*TASK DETAILS:* Each line of the material must be repeated precisely, with the pictures left out.

*DATA SHOWN:*
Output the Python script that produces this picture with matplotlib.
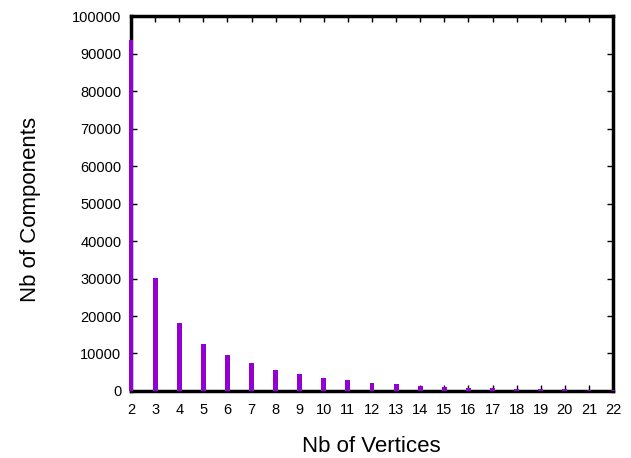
import matplotlib
matplotlib.use("Agg")
import matplotlib.pyplot as plt

vertices = list(range(2, 23))
components = [93600, 30200, 18200, 12450, 9600, 7400, 5500, 4450, 3480, 2850,
              2220, 1780, 1330, 1070, 890, 710, 620, 530, 440, 350, 300]
xticks = list(range(2, 23))
yticks = list(range(0, 100001, 10000))

plt.rcParams['font.family'] = ['Liberation Sans', 'DejaVu Sans']
fig = plt.figure(figsize=(6.31, 4.58), dpi=100)
ax = fig.add_axes([0.2076, 0.1463, 0.9715 - 0.2076, 0.965 - 0.1463])
ax.bar(vertices, components, width=0.2, color='#9400D3', align='center',
       zorder=3, clip_on=False)
ax.set_xlim(2, 22)
ax.set_ylim(0, 100000)
ax.set_xticks(xticks)
ax.set_yticks(yticks)
ax.tick_params(direction='in', top=True, right=True, length=4, width=1,
               labelsize=10.5, pad=9)
ax.tick_params(axis='y', pad=7)
for s in ax.spines.values():
    s.set_linewidth(2.5)
    s.set_zorder(2.5)
ax.set_xlabel('Nb of Vertices', fontsize=16, va='center')
ax.set_ylabel('Nb of Components', fontsize=16, va='center')
ax.xaxis.set_label_coords(0.498, -0.147)
ax.yaxis.set_label_coords(-0.2095, 0.483)
fig.savefig('out.png', dpi=100)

*FINAL RESULT:*
Output the Python script that produces this picture with matplotlib.
import matplotlib
matplotlib.use("Agg")
import matplotlib.pyplot as plt

vertices = list(range(2, 23))
components = [93600, 30200, 18200, 12450, 9600, 7400, 5500, 4450, 3480, 2850,
              2220, 1780, 1330, 1070, 890, 710, 620, 530, 440, 350, 300]
xticks = list(range(2, 23))
yticks = list(range(0, 100001, 10000))

plt.rcParams['font.family'] = ['Liberation Sans', 'DejaVu Sans']
fig = plt.figure(figsize=(6.31, 4.58), dpi=100)
ax = fig.add_axes([0.2076, 0.1463, 0.9715 - 0.2076, 0.965 - 0.1463])
ax.bar(vertices, components, width=0.2, color='#9400D3', align='center',
       zorder=3, clip_on=False)
ax.set_xlim(2, 22)
ax.set_ylim(0, 100000)
ax.set_xticks(xticks)
ax.set_yticks(yticks)
ax.tick_params(direction='in', top=True, right=True, length=4, width=1,
               labelsize=10.5, pad=9)
ax.tick_params(axis='y', pad=7)
for s in ax.spines.values():
    s.set_linewidth(2.5)
    s.set_zorder(2.5)
ax.set_xlabel('Nb of Vertices', fontsize=16, va='center')
ax.set_ylabel('Nb of Components', fontsize=16, va='center')
ax.xaxis.set_label_coords(0.498, -0.147)
ax.yaxis.set_label_coords(-0.2095, 0.483)
fig.savefig('out.png', dpi=100)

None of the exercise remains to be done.